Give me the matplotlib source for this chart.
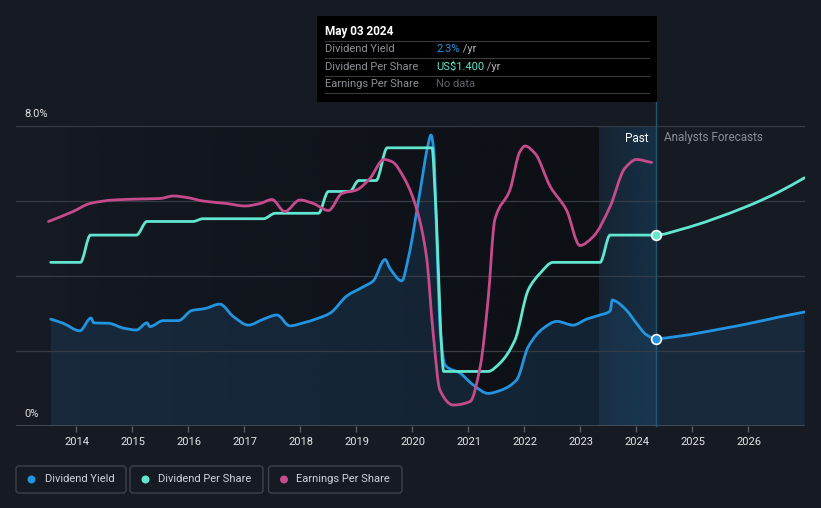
import matplotlib
matplotlib.use("Agg")
import matplotlib.pyplot as plt
import numpy as np
from matplotlib.patches import Rectangle, FancyBboxPatch, Circle, PathPatch
from matplotlib.lines import Line2D
from matplotlib.path import Path
from matplotlib.transforms import IdentityTransform

plt.rcParams['font.family'] = ['Roboto', 'DejaVu Sans']

# ---------------- data ----------------
yield_years = [2013.54, 2013.76, 2014.06, 2014.26, 2014.31, 2014.57, 2014.84, 2015.07, 2015.26, 2015.31,
               2015.55, 2015.82, 2016.06, 2016.29, 2016.56, 2016.80, 2017.07, 2017.34, 2017.58, 2017.81,
               2018.05, 2018.29, 2018.53, 2018.83, 2019.12, 2019.30, 2019.51, 2019.60, 2019.81, 2019.93,
               2020.13, 2020.28, 2020.33, 2020.38, 2020.43, 2020.50, 2020.58, 2020.85, 2021.09, 2021.35,
               2021.59, 2021.86, 2022.07, 2022.34, 2022.58, 2022.87, 2023.11, 2023.35, 2023.53, 2023.57,
               2023.65, 2023.82, 2024.00, 2024.18, 2024.35,
               2024.78, 2025.55, 2025.97, 2026.56, 2027.00]
yield_pct = [2.85, 2.74, 2.54, 2.88, 2.75, 2.74, 2.61, 2.56, 2.75, 2.65,
             2.81, 2.81, 3.08, 3.13, 3.25, 2.92, 2.69, 2.85, 2.96, 2.67,
             2.75, 2.86, 3.01, 3.47, 3.71, 3.87, 4.44, 4.20, 3.87, 4.51,
             6.21, 7.51, 7.76, 7.36, 5.15, 2.48, 1.63, 1.41, 1.09, 0.87,
             0.96, 1.23, 2.12, 2.61, 2.79, 2.69, 2.85, 2.96, 3.07, 3.36,
             3.31, 3.09, 2.74, 2.43, 2.33,
             2.40, 2.60, 2.72, 2.91, 3.04]

dps_years = [2013.54, 2014.07, 2014.25, 2015.07, 2015.26, 2016.08, 2016.26, 2017.34, 2017.55, 2018.32,
             2018.50, 2018.88, 2019.04, 2019.35, 2019.55, 2020.35, 2020.41, 2020.56, 2021.35, 2021.56,
             2021.83, 2022.07, 2022.28, 2022.51, 2023.35, 2023.53, 2024.35,
             2024.78, 2025.97, 2026.56, 2027.00]
dps_usd = [1.20, 1.20, 1.40, 1.40, 1.50, 1.50, 1.52, 1.52, 1.56, 1.56,
           1.72, 1.72, 1.80, 1.80, 2.04, 2.04, 1.66, 0.40, 0.40, 0.46,
           0.63, 1.00, 1.12, 1.20, 1.20, 1.40, 1.40,
           1.44, 1.61, 1.72, 1.82]

eps_years = [2013.50, 2013.94, 2014.24, 2014.66, 2015.13, 2015.49, 2015.73, 2015.97, 2016.26, 2016.68,
             2017.01, 2017.28, 2017.49, 2017.72, 2017.99, 2018.23, 2018.50, 2018.74, 2019.00, 2019.24,
             2019.49, 2019.63, 2019.87, 2020.08, 2020.25, 2020.37, 2020.49, 2020.73, 2021.03, 2021.21,
             2021.35, 2021.47, 2021.74, 2021.92, 2022.01, 2022.19, 2022.46, 2022.75, 2022.99, 2023.23,
             2023.53, 2023.79, 2024.00, 2024.27]
eps_usd = [4.09, 4.29, 4.45, 4.52, 4.54, 4.55, 4.60, 4.57, 4.50, 4.45,
           4.40, 4.45, 4.53, 4.29, 4.52, 4.45, 4.31, 4.65, 4.72, 4.95,
           5.33, 5.29, 4.92, 4.32, 3.39, 1.85, 0.72, 0.42, 0.49, 1.19,
           2.52, 4.12, 4.72, 5.49, 5.60, 5.45, 4.79, 4.32, 3.61, 3.79,
           4.39, 5.15, 5.33, 5.27]

x_ticks = list(range(2014, 2027))
y_labels = ["0%", "8.0%"]
now_year = 2024.35
past_start = 2023.33
tooltip_date = "May 03 2024"
tooltip_rows = [("Dividend Yield", "2.3%", " /yr"),
                ("Dividend Per Share", "US$1.400", " /yr"),
                ("Earnings Per Share", "No data", "")]
legend_names = ["Dividend Yield", "Dividend Per Share", "Earnings Per Share"]

# ---------------- style ----------------
BG = '#151a23'
BLUE = '#2394e0'
TEAL = '#62e6d0'
PINK = '#c64b8c'
GRID = '#363b44'


def monotone_path(xs, ys, close_to=None):
    """Monotone cubic (curveMonotoneX-like) drawn as Bezier path through the given points."""
    x = np.asarray(xs, float)
    y = np.asarray(ys, float)
    h = np.diff(x)
    d = np.diff(y) / h
    m = np.zeros_like(y)
    m[0], m[-1] = d[0], d[-1]
    for i in range(1, len(y) - 1):
        if d[i - 1] * d[i] <= 0:
            m[i] = 0.0
        else:
            w1 = 2 * h[i] + h[i - 1]
            w2 = h[i] + 2 * h[i - 1]
            m[i] = (w1 + w2) / (w1 / d[i - 1] + w2 / d[i])
    verts = [(x[0], y[0])]
    codes = [Path.MOVETO]
    for i in range(len(x) - 1):
        verts += [(x[i] + h[i] / 3, y[i] + m[i] * h[i] / 3),
                  (x[i + 1] - h[i] / 3, y[i + 1] - m[i + 1] * h[i] / 3),
                  (x[i + 1], y[i + 1])]
        codes += [Path.CURVE4] * 3
    if close_to is not None:
        verts += [(x[-1], close_to), (x[0], close_to), (x[0], y[0])]
        codes += [Path.LINETO, Path.LINETO, Path.CLOSEPOLY]
    return Path(verts, codes)


W, H = 821, 508
fig = plt.figure(figsize=(W / 100, H / 100), dpi=100, facecolor=BG)
ax = fig.add_axes([16 / W, 82 / H, 789 / W, 300 / H])
ax.set_facecolor(BG)
for s in ax.spines.values():
    s.set_visible(False)
ax.set_yticks([])

# darker past background gradient
n = 256
grad = np.zeros((1, n, 4))
grad[0, :, :3] = np.array([13, 16, 21]) / 255
grad[0, :, 3] = np.linspace(0.0, 1.0, n) ** 0.8
ax.imshow(grad, extent=[2013.5, past_start, 0, 8], aspect='auto', zorder=0.2, interpolation='bilinear')

# past highlight
grad2 = np.zeros((1, n, 4))
grad2[0, :, :3] = np.array([24, 64, 96]) / 255
grad2[0, :, 3] = np.linspace(0.25, 0.6, n)
ax.imshow(grad2, extent=[past_start, now_year, 0, 8], aspect='auto', zorder=0.3, interpolation='bilinear')
ax.set_xlim(2012.92, 2027.01)
ax.set_ylim(0, 8)

# grid
for yv in [2, 4, 6, 8]:
    ax.axhline(yv, color=GRID, lw=0.9, zorder=1.5)
ax.axhline(0, color='#4a4f58', lw=1.2, zorder=1.5)

# yield fill and line
ax.add_patch(PathPatch(monotone_path(yield_years, yield_pct, close_to=0), facecolor='#1d4466',
                       alpha=0.38, lw=0, zorder=1))
ax.add_patch(PathPatch(monotone_path(yield_years, yield_pct), facecolor='none', edgecolor=BLUE,
                       lw=2.0, zorder=4, joinstyle='round', capstyle='round'))

# DPS on own scale
ax2 = ax.twinx()
ax2.set_ylim(0, 2.2)
ax2.axis('off')
ax2.add_patch(PathPatch(monotone_path(dps_years, dps_usd), facecolor='none', edgecolor=TEAL,
                        lw=2.0, zorder=4, joinstyle='round', capstyle='round'))

# EPS on own scale
ax3 = ax.twinx()
ax3.set_ylim(0, 6.0)
ax3.axis('off')
ax3.add_patch(PathPatch(monotone_path(eps_years, eps_usd), facecolor='none', edgecolor=PINK,
                        lw=2.0, zorder=3, joinstyle='round', capstyle='round'))

# now line
ax.axvline(now_year, ymin=0, ymax=(426 - 101) / 300, color='#24567a', lw=1.0, clip_on=False, zorder=2)

# markers at now
ax2.plot([now_year], [dps_usd[dps_years.index(now_year)]], 'o', ms=7, mfc=TEAL, mec='white', mew=1.2, zorder=6)
ax3.plot([now_year], [yield_pct[yield_years.index(now_year)] * 6.0 / 8.0], 'o', ms=7, mfc=BLUE,
         mec='white', mew=1.2, zorder=6)

# x ticks
ax.set_xticks(x_ticks)
ax.set_xticklabels([str(t) for t in x_ticks])
ax.tick_params(axis='x', colors='#5a5f66', length=4, width=1, pad=4, labelsize=8, labelcolor='#e6e6e6')
for a in (ax2, ax3):
    a.set_xlim(2012.92, 2027.01)


def fx(x):
    return x / W


def fy(y):
    return 1 - y / H


# y labels
fig.text(fx(24), fy(114), y_labels[1], color='#e0e0e0', fontsize=8, va='center', ha='left')
fig.text(fx(24), fy(414), y_labels[0], color='#e0e0e0', fontsize=8, va='center', ha='left')

# Past / forecasts
fig.text(fx(648), fy(138), "Past", color='white', fontsize=8.5, va='center', ha='right')
fig.text(fx(664), fy(138), "Analysts Forecasts", color='#8a8f96', fontsize=8.5, va='center', ha='left')

# tooltip
fig.add_artist(Rectangle((fx(317), fy(101.5)), 340 / W, 85.5 / H, transform=fig.transFigure,
                         facecolor='black', edgecolor='none', zorder=10))
fig.text(fx(325), fy(31.5), tooltip_date, color='white', fontsize=8.5, fontweight='semibold',
         va='center', ha='left', zorder=11)
for ys in [41.3, 58.3, 76, 93]:
    fig.add_artist(Line2D([fx(325), fx(649)], [fy(ys), fy(ys)], transform=fig.transFigure,
                          color='#3a3a3a', lw=0.8, zorder=11))
row_y = [49.3, 66.5, 84]
val_colors = [BLUE, TEAL, '#5f6368']
suffix_x = [462, 486, 0]
for (lab, val, suf), yy, vc, sx in zip(tooltip_rows, row_y, val_colors, suffix_x):
    fig.text(fx(325), fy(yy), lab, color='#8c9096', fontsize=8, va='center', ha='left', zorder=11)
    fig.text(fx(436), fy(yy), val, color=vc, fontsize=8, va='center', ha='left', zorder=11)
    if suf:
        fig.text(fx(sx - 2), fy(yy), suf, color='#b0b4ba', fontsize=8, va='center', ha='left', zorder=11)

# legend
boxes = [(16, 126), (130, 263), (268.5, 402)]
dots = [31.5, 145.5, 284]
txts = [44.5, 158, 296]
cols = [BLUE, TEAL, PINK]
for (x0, x1), dx, tx, c, name in zip(boxes, dots, txts, cols, legend_names):
    fig.add_artist(FancyBboxPatch((x0, H - 493), x1 - x0, 27, boxstyle="round,pad=0,rounding_size=3",
                                  transform=IdentityTransform(), facecolor='none', edgecolor='#3c414a', lw=1))
    fig.add_artist(Circle((dx, H - 479.5), 4, transform=IdentityTransform(), facecolor=c, edgecolor='none'))
    fig.text(fx(tx), fy(479.5), name, color='#d0d3d8', fontsize=8, va='center', ha='left')

fig.savefig('out.png', dpi=100, facecolor=BG)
^^^^
» What is expected
Give again, word for word, every line from the top of the data above to the line holding "plt.rcParams['font.family'] = ['Roboto', 'DejaVu", inclusive, with the pictures left out.

» Response
Give me the matplotlib source for this chart.
import matplotlib
matplotlib.use("Agg")
import matplotlib.pyplot as plt
import numpy as np
from matplotlib.patches import Rectangle, FancyBboxPatch, Circle, PathPatch
from matplotlib.lines import Line2D
from matplotlib.path import Path
from matplotlib.transforms import IdentityTransform

plt.rcParams['font.family'] = ['Roboto', 'DejaVu Sans']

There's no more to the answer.